To overcome the brittle encodings of these ideas, we will recode them in an augmented axiomatic framework. Specifically, we will use a full predicate calculus language (e.g., KIF) augmented with higher-order representation conventions that provide more natural encodings for particular classes of concepts. More specifically, we will use compositional modeling to express much of the non-spatial content of these domain theories. Compositional modeling organizes domain knowledge into model fragments, which are pieces of knowledge about a phenomenon, principle, law, or equation and modeling knowledge, which expresses relevance information. Given a situation to be represented in the context of some task, a model of that situation is composed by automatic model formulation algorithms that use modeling assumptions to reason about which aspects of the domain theory are relevant to the task at hand.

The methodology of compositional modeling meshes well with the goals of the HPKB program. The abilities to incrementally add detail, to shift perspective and granularity, and to specify control knowledge separately from the domain physics all provide critical support for using foundational domain theories in task-specific knowledge bases.
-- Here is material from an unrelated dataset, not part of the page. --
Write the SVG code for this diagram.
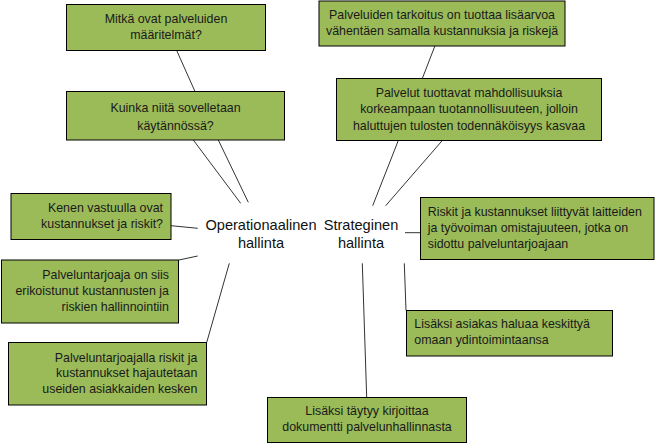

Model formulation algorithms are still an area of active research, but there are already sufficient useful results. We will use CML (Compositional Modeling Language), a representation language we developed jointly with Xerox PARC, Stanford KSL and UT Austin, in writing our domain theories when possible. CML is a work in progress; the state of the art is evolving too quickly to expect it to remain static. Any extensions we find necessary to CML based on this project will be merged into the specification as appropriate.

Our methodology for creating representations includes rigorous, incremental testing. We will use our existing reasoning systems for this purpose. For example, we will use Gizmo Mark2, a qualitative reasoner designed to provide efficient, incremental qualitative reasoning to test these models. We will also use our diagrammatic reasoning tools in conjunction with Gizmo Mk2 to test the spatial aspects of our representations.

To focus our domain modeling, we will draw on examples of concern to JFACC and GENOA. In addition to the Challenge Problems, we are focusing on theories of weather and climate, civilian logistics distribution systems, and basic properties of vehicles.